19.   The shrinkage in the number of banks engaged in correspondent banking and trade finance is directly correlated with the risk of financial crime. What can be done to help financial institutions Know the Customers of the Client (KYCC)? 

20.   Do you believe that securities firms and trade finance firms are increasing their preparedness to tackle financial crime?

21.   Are you familiar with the ISSA Financial Crime Compliance Principles for Securities Custody and Settlement?

22.   How has digitisation of services changed financial crime detection and resolution?

23.   In what ways have crypto-currencies changed financial crime detection and resolution?

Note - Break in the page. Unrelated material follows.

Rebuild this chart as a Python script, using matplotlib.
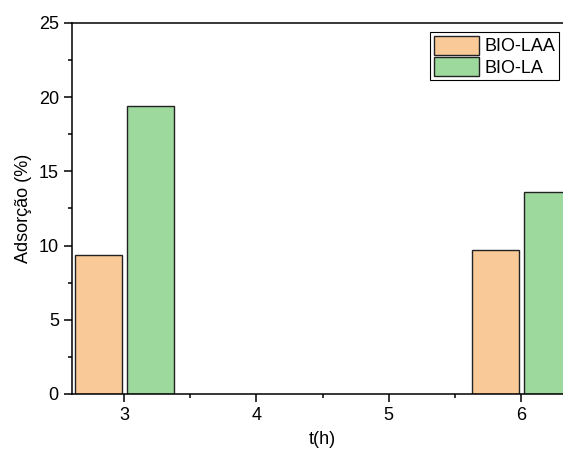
import numpy as np
import matplotlib.pyplot as plt

plt.rcParams['font.family'] = ['Liberation Sans', 'DejaVu Sans']

horas = [3, 6]
bio_laa = [9.39, 9.68]
bio_la = [19.43, 13.63]
xticks = [3, 4, 5, 6]

cor_laa = '#FAC998'
cor_la = '#9DD89D'

fig = plt.figure(figsize=(5.63, 4.57), dpi=100)
ax = fig.add_axes([0.128, 0.138, 0.89, 0.812])

x = np.array(horas)
w = 0.355
ax.bar(x - 0.195, bio_laa, w, color=cor_laa, edgecolor='#222222', linewidth=1, label='BIO-LAA')
ax.bar(x + 0.198, bio_la, w, color=cor_la, edgecolor='#222222', linewidth=1, label='BIO-LA')

ax.set_xlim(2.605, 6.395)
ax.set_ylim(0, 25)
ax.set_xticks(xticks)
ax.set_xticks([3.5, 4.5, 5.5], minor=True)
ax.set_yticks([0, 5, 10, 15, 20, 25])
ax.set_yticks(np.arange(2.5, 25, 5), minor=True)
ax.tick_params(which='major', direction='out', length=6, width=1.1, labelsize=13)
ax.tick_params(which='minor', direction='out', length=3, width=1.1)
ax.spines['right'].set_visible(False)
for s in ['left', 'bottom', 'top']:
    ax.spines[s].set_linewidth(1.1)

ax.set_xlabel('t(h)', fontsize=13, labelpad=5)
ax.set_ylabel('Adsorção (%)', fontsize=13, labelpad=5)

leg = ax.legend(loc='upper left', bbox_to_anchor=(430 / 563, 1 - 32 / 457),
                bbox_transform=fig.transFigure, fontsize=13,
                frameon=True, fancybox=False, edgecolor='black', framealpha=1,
                handlelength=2.5, handleheight=1.25, handletextpad=0.3,
                labelspacing=0.1, borderpad=0.2, borderaxespad=0)
leg.get_frame().set_linewidth(0.8)

fig.savefig('out.png', dpi=100)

24.   Tokenization of a range of asset classes (real estate, commodities, precious metals, fine art, collectibles, intellectual property) is now beginning. What should issuers and investors be thinking about to manage the risks of financial crime associated specifically with these asset classes?

25.   Financial crimes have been committed in the Non-Fungible Token (NFT) markets already – for example, a false Banksy was sold for £244,000. Do you think NFTs represent a specific form of risk?

26.   NICE Actimize also provides market surveillance services, to monitor activity for insider dealing and market abuse. In what way would these services be adapted if regulated blockchain-based token trading networks become commonplace?

27.   What are the great growth opportunities you see geographically (your business is mainly in the United States and Europe – what about Asia), in terms of financial markets or asset classes (e. g. securities, digital assets) and in terms of technologies (e. g. AI, RPA, blockchain, Cloud, quantum computing)?

28.   Is financial crime a soluble problem or a Red Queen race in which you have to run fast to stand still?

29.   Are governments and national police forces as committed to combating financial crime as they should be?